For position-aware graphs, we extended PacSum using SBERT (SPS) to measure sentences similarity and similarly, consider both individual and global-graph versions. PacSum selects sentences that are semantically central meaning it has high average similarity with succeeding sentences and low average similarity with preceding sentences. In addition, we also proposed Top + Clique (TC), which selects top N sentences and semantically central sentences to build pseudo references. Here’s how TC works:
Label top N sentences from each document as salient
Build a graph that connects highly similar non-top-N sentences
Identify the cliques from the graph and select the semantically central sentence from each clique as potential salient sentences
For each potential salient sentence, compare it to the top N sentences and label it as salient if it’s not highly similar to the top N sentences
The table below showcase the results of the position-agnostic and position-aware graphs. All the methods (except SC_G) outperformed the baseline models in table 1 above. Our position-agnostic graphs underperformed the position-aware graphs. In addition, our position-aware graphs underperformed simple sentence extraction method of selecting top N sentences in table 3. This shows us that the position bias is very strong in news and it remains the most effective approach in selecting the positive information.

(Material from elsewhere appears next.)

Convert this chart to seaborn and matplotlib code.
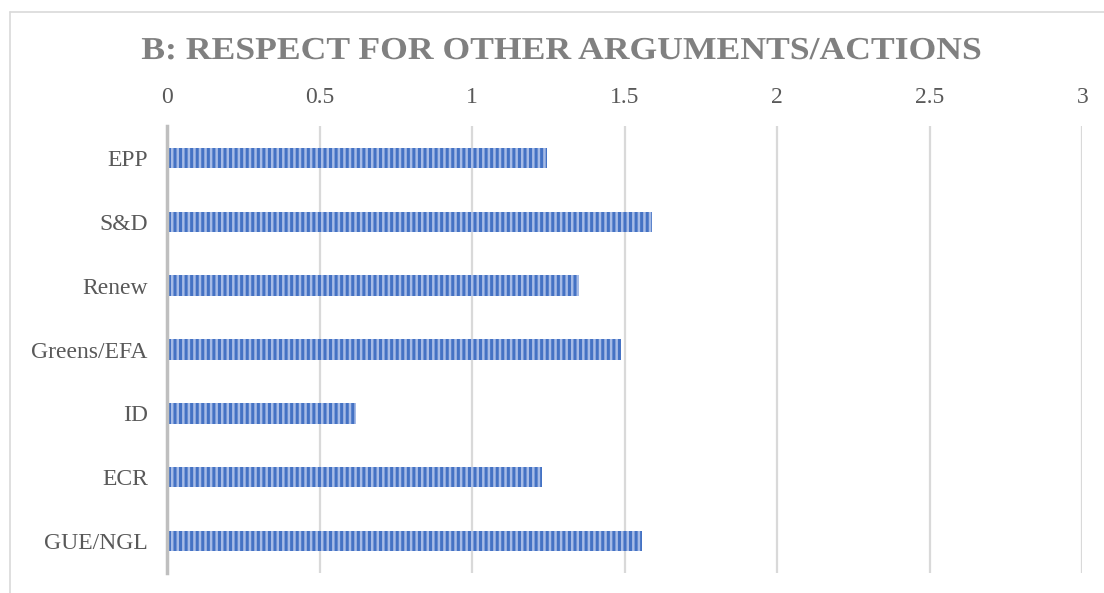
import matplotlib
matplotlib.use("Agg")
import matplotlib.pyplot as plt
import seaborn as sns
import pandas as pd
from matplotlib.lines import Line2D
from matplotlib.patheffects import AbstractPathEffect
from matplotlib.transforms import Affine2D

# Data
groups = ["EPP", "S&D", "Renew", "Greens/EFA", "ID", "ECR", "GUE/NGL"]
scores = [1.245, 1.588, 1.349, 1.486, 0.618, 1.228, 1.555]
x_ticks = [0, 0.5, 1, 1.5, 2, 2.5, 3]
x_tick_labels = ["0", "0.5", "1", "1.5", "2", "2.5", "3"]
title_text = "B: RESPECT FOR OTHER ARGUMENTS/ACTIONS"


class HStretch(AbstractPathEffect):
    """Widen text horizontally around a centre (imitates wide letter spacing)."""

    def __init__(self, sx, cx):
        super().__init__()
        self.sx = sx
        self.cx = cx

    def draw_path(self, renderer, gc, tpath, affine, rgbFace=None):
        t = affine + Affine2D().translate(-self.cx, 0).scale(self.sx, 1).translate(self.cx, 0)
        renderer.draw_path(gc, tpath, t, rgbFace)


sns.set_theme(style="white")
plt.rcParams["font.family"] = ["Liberation Serif", "DejaVu Serif"]
plt.rcParams["hatch.linewidth"] = 2.2

df = pd.DataFrame({"group": groups, "score": scores})

fig = plt.figure(figsize=(11.04, 5.93), dpi=100)
ax = fig.add_axes([167.3 / 1104, 20 / 593, 915 / 1104, 447 / 593])

sns.barplot(data=df, x="score", y="group", orient="h", width=0.32,
            color="#A6BBE6", saturation=1, ax=ax)
for p in ax.patches:
    p.set_facecolor("#A6BBE6")
    p.set_edgecolor("#4472C4")
    p.set_hatch("|||")
    p.set_linewidth(0)

ax.set_xlim(0, 3)
ax.set_ylim(6.5, -0.5)
ax.set_xticks(x_ticks)
ax.set_xticklabels(x_tick_labels)
ax.xaxis.tick_top()
ax.set_xlabel("")
ax.set_ylabel("")
ax.tick_params(axis="x", length=0, pad=13, labelsize=17, labelcolor="#595959")
ax.tick_params(axis="y", length=0, pad=14, labelsize=17, labelcolor="#595959")
ax.grid(axis="x", color="#D9D9D9", linewidth=1.6)
ax.grid(axis="y", visible=False)
ax.set_axisbelow(True)
for s in ["top", "right", "bottom"]:
    ax.spines[s].set_visible(False)
ax.spines["left"].set_color("#BFBFBF")
ax.spines["left"].set_linewidth(2.5)
ax.spines["left"].set_zorder(5)

cx_px = 562.0
fig.text(cx_px / 1104, 1 - 59.0 / 593, title_text, ha="center", va="baseline",
         fontsize=23, fontweight="bold", color="#808080",
         path_effects=[HStretch(1.115, cx_px)])

# chart border
fig.add_artist(Line2D([10 / 1104, 1.0], [1 - 11.7 / 593] * 2, color="#D9D9D9", linewidth=1.2))
fig.add_artist(Line2D([10 / 1104] * 2, [0, 1 - 11.7 / 593], color="#D9D9D9", linewidth=1.2))

fig.savefig("out.png", dpi=100)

Guiding Reinforcement Learning
We use our new unsupervised evaluation metric to guide the training of a RL-based multi-document summariser, Neural Temporal Difference (NTD). We considered three unsupervised reward functions: JS, REAPER, and SUPERT (SP). SUPERT selects the top 10 – 15 sentences from each source document as pseudo references and uses SBERT to measure semantic similarity between summaries and pseudo references. The results are shown below and NTD with SUPERT yielded the strongest results.